Jeff Hill says that with enough experience you can tell a good soil by feeling it in your hands. It will be soft, spongy and crumbly like a cookie. They are also stable under pressure.

These crumbs of soil are called aggregates. The influence of a proper soil aggregation is crucial to the health of a soil. Enhancements of soil aggregation have a similar effect to the improvements of the organic matter of your soil.

Jeff Hill

Just like you would do with other soil health indicators, you can estimate the condition of the aggregates in your soil when the soil is a little bit wet. Take a few handfuls of soil from the top six to ten inches.

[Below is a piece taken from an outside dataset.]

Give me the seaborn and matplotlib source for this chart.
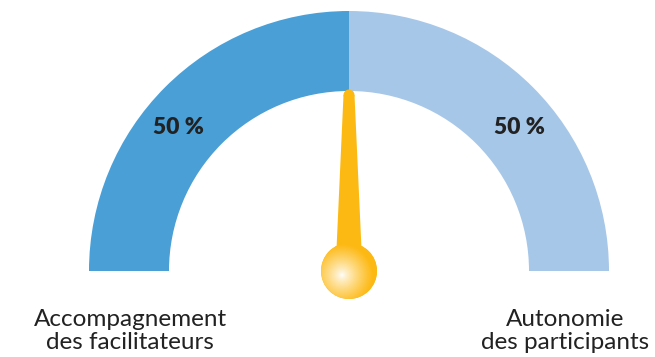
import numpy as np
import matplotlib
matplotlib.use("Agg")
import matplotlib.pyplot as plt
import seaborn as sns
from matplotlib.patches import Circle

categories = ["Accompagnement\ndes facilitateurs", "Autonomie\ndes participants"]
values = [50, 50]
value_labels = ["50 %", "50 %"]
needle_value = 50  # percent along the gauge from left

colors = ["#4A9FD6", "#A7C7E8"]
needle_color = "#FDB913"

sns.set_theme(style="white")
plt.rcParams["font.family"] = ["Lato", "DejaVu Sans"]

W, H = 655, 357
fig = plt.figure(figsize=(W / 100, H / 100), dpi=100)
ax = fig.add_axes([0, 0, 1, 1])

cx, cy = 349, H - 271
R_out, R_in = 260, 180

total = sum(values)
ax.pie(values + [total], colors=colors + ["none"], startangle=180, counterclock=False,
       radius=R_out, center=(cx, cy), frame=True,
       wedgeprops=dict(width=R_out - R_in, linewidth=0))
ax.set_xlim(0, W)
ax.set_ylim(0, H)
ax.set_aspect("equal")
ax.axis("off")

# value labels
acc = 0
for v, t in zip(values, value_labels):
    a = 180 - (acc + v / 2) / total * 180
    acc += v
    x = cx + 241 * np.cos(np.radians(a))
    y = H - 127
    ax.text(x, y, t, ha="center", va="center", fontsize=16.5, fontweight="heavy", color="#222222")

# category labels
ax.text(130, H - 331, categories[0], ha="center", va="center", fontsize=17.5,
        color="#222222", linespacing=1.12)
ax.text(565, H - 331, categories[1], ha="center", va="center", fontsize=17.5,
        color="#222222", linespacing=1.12)

# needle
theta = np.radians(180 - needle_value / 100 * 180)
L = 176
ux, uy = np.cos(theta), np.sin(theta)
px, py = -uy, ux
w_base, w_tip = 12.5, 5.5
base_off = 22
bx, by = cx + ux * base_off, cy + uy * base_off
tx, ty = cx + ux * L, cy + uy * L
poly_x = [bx + px * w_base, tx + px * w_tip, tx - px * w_tip, bx - px * w_base]
poly_y = [by + py * w_base, ty + py * w_tip, ty - py * w_tip, by - py * w_base]
ax.fill(poly_x, poly_y, color=needle_color, lw=0, zorder=3)
ax.add_patch(Circle((tx, ty), w_tip, color=needle_color, lw=0, zorder=3))

# ball with radial gradient
rb = 28
circ = Circle((cx, cy), rb, facecolor=needle_color, lw=0, zorder=4)
ax.add_patch(circ)
n = 200
xs = np.linspace(cx - rb, cx + rb, n)
ys = np.linspace(cy - rb, cy + rb, n)
XX, YY = np.meshgrid(xs, ys)
hx, hy = cx - 7, cy - 4
d = np.sqrt((XX - hx) ** 2 + (YY - hy) ** 2) / (rb * 1.1)
d = np.clip(d, 0, 1)
c0 = np.array([1.0, 1.0, 1.0])
c1 = np.array(matplotlib.colors.to_rgb(needle_color))
tt = d ** 0.8
img = (1 - tt)[..., None] * c0 + tt[..., None] * c1
im = ax.imshow(img, extent=(cx - rb, cx + rb, cy - rb, cy + rb), origin="lower", zorder=5)
im.set_clip_path(circ)
ax.set_xlim(0, W)
ax.set_ylim(0, H)

fig.savefig("out.png", dpi=100)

Gently break the soil with your fingers and see what kinds of pieces you get at the end. Good soil would break into brownie-like round crumbs. Take these same aggregates and apply some pressure to them with your fingers. Do they break easily? Wet them a little bit with water and try again.

A healthy soil would break not into large blocks, but into small round pieces. The best aggregates can hold pressure and retain their shape under it.

When a lot of pressure is applied, they would break apart easily. Learn how a well-aggregated soil looks and feels like and you’ll be able to quickly identify soil conditions any time you want to do so. If your soil is building in a healthy way, you would have more and more of this brownie-like crumb structure with every year, shares Jeff Hill.